> _Task objective_
Without the pictures, extract every line from the start of the material to the line containing "0.0102, 0.0108, 0.0123, 0.0146, 0.0158, 0.0164, 0.0165];", both ends included.

------------------------------------------------

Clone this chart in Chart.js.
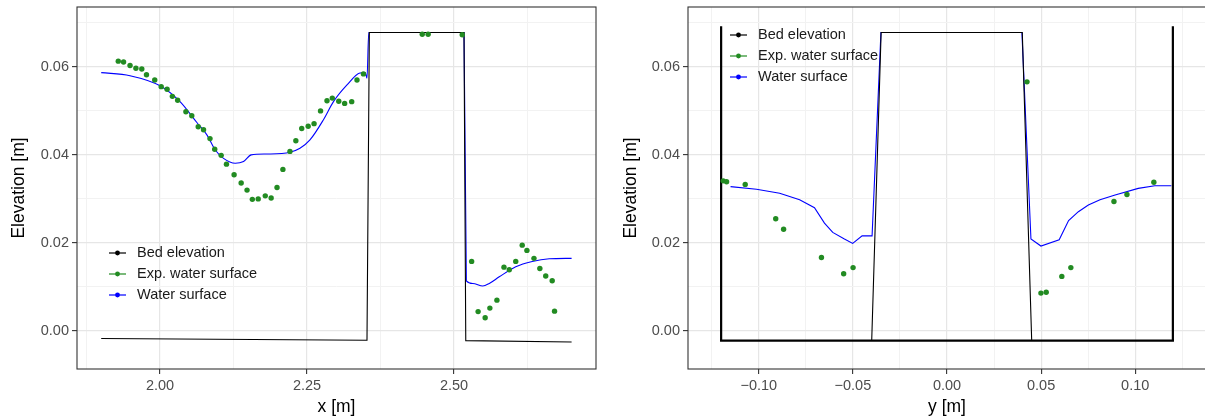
<!DOCTYPE html>
<html>
<head>
<meta charset="utf-8">
<script src="https://cdn.jsdelivr.net/npm/chart.js@4.4.0/dist/chart.umd.min.js"></script>
<style>
  html, body { margin: 0; padding: 0; background: #fff; overflow: hidden; width: 1205px; height: 418px; }
  #wrap { position: relative; width: 1205px; height: 418px; overflow: hidden; }
  canvas { position: absolute; top: 0; }
  #xChart { left: 0; }
  #yChart { left: 600px; }
</style>
</head>
<body>
<div id="wrap">
  <canvas id="xChart" width="600" height="418"></canvas>
  <canvas id="yChart" width="610" height="418"></canvas>
</div>
<script>
// series names + colours (legend order)
const seriesNames = ['Bed elevation', 'Exp. water surface', 'Water surface'];
const seriesColors = ['#000000', '#228B22', '#0000FF'];

// ---- left panel: profile along x ----
const xBedX = [1.900, 2.352, 2.356, 2.517, 2.520, 2.700];
const xBedY = [-0.0017, -0.0021, 0.0678, 0.0678, -0.0022, -0.0025];

const xWsX = [1.900, 1.949, 2.000, 2.034, 2.063, 2.080, 2.094, 2.108, 2.128, 2.142, 2.155, 2.182,
  2.221, 2.238, 2.255, 2.278, 2.295, 2.318, 2.340, 2.349, 2.352, 2.355, 2.517, 2.521, 2.532,
  2.549, 2.560, 2.577, 2.605, 2.633, 2.662, 2.700];
const xWsY = [0.0587, 0.0580, 0.0557, 0.0521, 0.0473, 0.0445, 0.0411, 0.0392, 0.0381, 0.0385, 0.0400, 0.0402,
  0.0406, 0.0415, 0.0434, 0.0480, 0.0521, 0.0559, 0.0586, 0.0587, 0.0574, 0.0678, 0.0678, 0.0114, 0.0108,
  0.0102, 0.0108, 0.0123, 0.0146, 0.0158, 0.0164, 0.0165];

const xExpX = [1.929, 1.938, 1.949, 1.959, 1.969, 1.977, 1.991, 2.002, 2.012, 2.021, 2.030, 2.044,
  2.054, 2.065, 2.074, 2.085, 2.093, 2.104, 2.113, 2.126, 2.138, 2.148, 2.157, 2.167, 2.179, 2.189,
  2.199, 2.209, 2.221, 2.231, 2.241, 2.252, 2.262, 2.273, 2.284, 2.293, 2.304, 2.314, 2.326, 2.335,
  2.346, 2.446, 2.456, 2.514, 2.530, 2.541, 2.553, 2.561, 2.573, 2.585, 2.594, 2.605, 2.616, 2.624,
  2.636, 2.646, 2.656, 2.667, 2.671];
const xExpY = [0.0613, 0.0611, 0.0603, 0.0597, 0.0595, 0.0582, 0.0570, 0.0555, 0.0549, 0.0533, 0.0524, 0.0498,
  0.0489, 0.0464, 0.0457, 0.0437, 0.0413, 0.0399, 0.0379, 0.0355, 0.0336, 0.0320, 0.0299, 0.0300, 0.0307, 0.0302,
  0.0326, 0.0367, 0.0408, 0.0432, 0.0460, 0.0465, 0.0471, 0.0500, 0.0523, 0.0529, 0.0522, 0.0517, 0.0521, 0.0570,
  0.0584, 0.0674, 0.0674, 0.0673, 0.0158, 0.0044, 0.0030, 0.0052, 0.0070, 0.0145, 0.0139, 0.0158, 0.0195, 0.0183,
  0.0165, 0.0142, 0.0125, 0.0114, 0.0045];

// ---- right panel: cross-section along y ----
// outer channel, then a break (null), then the block
const yBedX = [-0.120, -0.120, 0.120, 0.120, 0.000, -0.040, -0.035, 0.040, 0.045];
const yBedY = [0.0692, -0.0022, -0.0022, 0.0692, null, -0.0022, 0.0678, 0.0678, -0.0022];

const yWsX = [-0.115, -0.1012, -0.0889, -0.0783, -0.0704, -0.0651, -0.0607, -0.0545, -0.0501, -0.0451,
  -0.0398, -0.0351, 0.0398, 0.0446, 0.0499, 0.0596, 0.0646, 0.0698, 0.0751, 0.0813, 0.0893, 0.1016, 0.1104, 0.1192];
const yWsY = [0.0328, 0.0322, 0.0313, 0.0298, 0.0280, 0.0245, 0.0224, 0.0209, 0.0199, 0.0216,
  0.0216, 0.0678, 0.0678, 0.0209, 0.0193, 0.0207, 0.0251, 0.0271, 0.0286, 0.0298, 0.0309, 0.0324, 0.0330, 0.0330];

const yExpX = [-0.1189, -0.1171, -0.1072, -0.0910, -0.0868, -0.0667, -0.0549, -0.0499,
  0.0425, 0.0499, 0.0527, 0.0610, 0.0658, 0.0887, 0.0956, 0.1099];
const yExpY = [0.0341, 0.0339, 0.0333, 0.0255, 0.0231, 0.0167, 0.0130, 0.0144,
  0.0566, 0.0086, 0.0088, 0.0124, 0.0144, 0.0294, 0.0310, 0.0338];

// ticks / grid
const elevMajor = [0.00, 0.02, 0.04, 0.06];
const elevMinor = [0.01, 0.03, 0.05, 0.07];
const xMajor = [2.00, 2.25, 2.50];
const xMinor = [1.875, 2.125, 2.375, 2.625];
const yMajor = [-0.10, -0.05, 0.00, 0.05, 0.10];
const yMinor = [-0.125, -0.075, -0.025, 0.025, 0.075, 0.125];

const zip = (xs, ys) => xs.map((x, i) => ({ x: x, y: ys[i] }));
const isIn = (list, v) => list.some(m => Math.abs(m - v) < 1e-9);
const fmt = v => v.toFixed(2).replace('-', '\u2212');
const FONT = '"Liberation Sans", Arial, Helvetica, sans-serif';

// panel border drawn on top, like ggplot's theme_bw
const panelBorder = {
  id: 'panelBorder',
  afterDatasetsDraw(chart) {
    const { ctx, chartArea: a } = chart;
    ctx.save();
    ctx.strokeStyle = '#333333';
    ctx.lineWidth = 1.1;
    ctx.strokeRect(a.left, a.top, a.right - a.left, a.bottom - a.top);
    ctx.restore();
  }
};

// legend drawn inside the panel
const insideLegend = {
  id: 'insideLegend',
  afterDraw(chart, args, opts) {
    const { ctx, chartArea } = chart;
    const x0 = chartArea.left + opts.dx;
    const y0 = chartArea.top + opts.dy;
    ctx.save();
    ctx.font = '14.5px ' + FONT;
    ctx.textBaseline = 'middle';
    seriesNames.forEach((name, i) => {
      const y = y0 + i * 21;
      ctx.strokeStyle = seriesColors[i];
      ctx.fillStyle = seriesColors[i];
      ctx.lineWidth = 1.2;
      ctx.beginPath();
      ctx.moveTo(x0, y);
      ctx.lineTo(x0 + 17, y);
      ctx.stroke();
      ctx.beginPath();
      ctx.arc(x0 + 8.5, y, 2.4, 0, Math.PI * 2);
      ctx.fill();
      ctx.fillStyle = '#1a1a1a';
      ctx.fillText(name, x0 + 28, y);
    });
    ctx.restore();
  }
};

function axis(opts) {
  const ticks = opts.major.concat(opts.minor).sort((a, b) => a - b);
  return {
    type: 'linear',
    position: opts.position,
    min: opts.min,
    max: opts.max,
    afterBuildTicks: s => { s.ticks = ticks.map(v => ({ value: v })); },
    afterFit: s => {
      if (opts.position === 'left') s.width = opts.size; else s.height = opts.size;
      s.paddingTop = 0; s.paddingBottom = 0; s.paddingLeft = 0; s.paddingRight = 0;
    },
    border: { display: false },
    grid: {
      color: c => (c.tick && isIn(opts.major, c.tick.value)) ? '#e6e6e6' : '#f2f2f2',
      lineWidth: c => (c.tick && isIn(opts.major, c.tick.value)) ? 1.2 : 1,
      tickColor: c => (c.tick && isIn(opts.major, c.tick.value)) ? '#333333' : 'rgba(0,0,0,0)',
      tickLength: 5,
      tickWidth: 1.1
    },
    ticks: {
      autoSkip: false,
      maxRotation: 0,
      padding: 3,
      color: '#4d4d4d',
      font: { family: FONT, size: 14.5 },
      callback: v => isIn(opts.major, v) ? fmt(v) : ''
    },
    title: {
      display: true,
      text: opts.title,
      color: '#000000',
      font: { family: FONT, size: 17.5 },
      padding: opts.titlePad
    }
  };
}

function makeChart(id, data, xOpts, yOpts, legendPos, right) {
  const bed = data[0], ws = data[1], exp = data[2];
  return new Chart(document.getElementById(id), {
    type: 'scatter',
    data: {
      datasets: [
        {
          label: seriesNames[1], data: exp, showLine: false,
          pointRadius: 2.7, pointBackgroundColor: seriesColors[1], pointBorderWidth: 0
        },
        {
          label: seriesNames[0], data: bed, showLine: true, spanGaps: false,
          borderColor: seriesColors[0], borderWidth: 1.1, pointRadius: 0,
          segment: {
            borderWidth: c => (right && (Math.abs(c.p0.parsed.x) > 0.1 || Math.abs(c.p1.parsed.x) > 0.1)) ? 2.2 : 1.1
          }
        },
        {
          label: seriesNames[2], data: ws, showLine: true,
          borderColor: seriesColors[2], borderWidth: 1.1, pointRadius: 0,
          // the x-profile from the model is a smooth curve, the cross-section is piecewise
          cubicInterpolationMode: right ? 'default' : 'monotone',
          tension: right ? 0 : 0.4
        }
      ]
    },
    options: {
      responsive: false,
      animation: false,
      devicePixelRatio: 1,
      layout: { padding: { top: 7, right: right ? 2 : 4, bottom: 0, left: 0 } },
      plugins: {
        legend: { display: false },
        tooltip: { enabled: false },
        insideLegend: legendPos
      },
      scales: { x: axis(xOpts), y: axis(yOpts) }
    },
    plugins: [panelBorder, insideLegend]
  });
}

makeChart('xChart',
  [zip(xBedX, xBedY), zip(xWsX, xWsY), zip(xExpX, xExpY)],
  { position: 'bottom', min: 1.8588, max: 2.7415, major: xMajor, minor: xMinor, size: 49, title: 'x [m]', titlePad: { top: 2, bottom: 0 } },
  { position: 'left', min: -0.00864, max: 0.0736, major: elevMajor, minor: elevMinor, size: 77, title: 'Elevation [m]', titlePad: { top: 9, bottom: 0 } },
  { dx: 32, dy: 246 }, false);

makeChart('yChart',
  [zip(yBedX, yBedY), zip(yWsX, yWsY), zip(yExpX, yExpY)],
  { position: 'bottom', min: -0.1376, max: 0.1376, major: yMajor, minor: yMinor, size: 49, title: 'y [m]', titlePad: { top: 2, bottom: 0 } },
  { position: 'left', min: -0.00864, max: 0.0736, major: elevMajor, minor: elevMinor, size: 88, title: 'Elevation [m]', titlePad: { top: 21, bottom: 0 } },
  { dx: 42, dy: 28 }, true);
</script>
</body>
</html>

------------------------------------------------

> _Solved problem_
Clone this chart in Chart.js.
<!DOCTYPE html>
<html>
<head>
<meta charset="utf-8">
<script src="https://cdn.jsdelivr.net/npm/chart.js@4.4.0/dist/chart.umd.min.js"></script>
<style>
  html, body { margin: 0; padding: 0; background: #fff; overflow: hidden; width: 1205px; height: 418px; }
  #wrap { position: relative; width: 1205px; height: 418px; overflow: hidden; }
  canvas { position: absolute; top: 0; }
  #xChart { left: 0; }
  #yChart { left: 600px; }
</style>
</head>
<body>
<div id="wrap">
  <canvas id="xChart" width="600" height="418"></canvas>
  <canvas id="yChart" width="610" height="418"></canvas>
</div>
<script>
// series names + colours (legend order)
const seriesNames = ['Bed elevation', 'Exp. water surface', 'Water surface'];
const seriesColors = ['#000000', '#228B22', '#0000FF'];

// ---- left panel: profile along x ----
const xBedX = [1.900, 2.352, 2.356, 2.517, 2.520, 2.700];
const xBedY = [-0.0017, -0.0021, 0.0678, 0.0678, -0.0022, -0.0025];

const xWsX = [1.900, 1.949, 2.000, 2.034, 2.063, 2.080, 2.094, 2.108, 2.128, 2.142, 2.155, 2.182,
  2.221, 2.238, 2.255, 2.278, 2.295, 2.318, 2.340, 2.349, 2.352, 2.355, 2.517, 2.521, 2.532,
  2.549, 2.560, 2.577, 2.605, 2.633, 2.662, 2.700];
const xWsY = [0.0587, 0.0580, 0.0557, 0.0521, 0.0473, 0.0445, 0.0411, 0.0392, 0.0381, 0.0385, 0.0400, 0.0402,
  0.0406, 0.0415, 0.0434, 0.0480, 0.0521, 0.0559, 0.0586, 0.0587, 0.0574, 0.0678, 0.0678, 0.0114, 0.0108,
  0.0102, 0.0108, 0.0123, 0.0146, 0.0158, 0.0164, 0.0165];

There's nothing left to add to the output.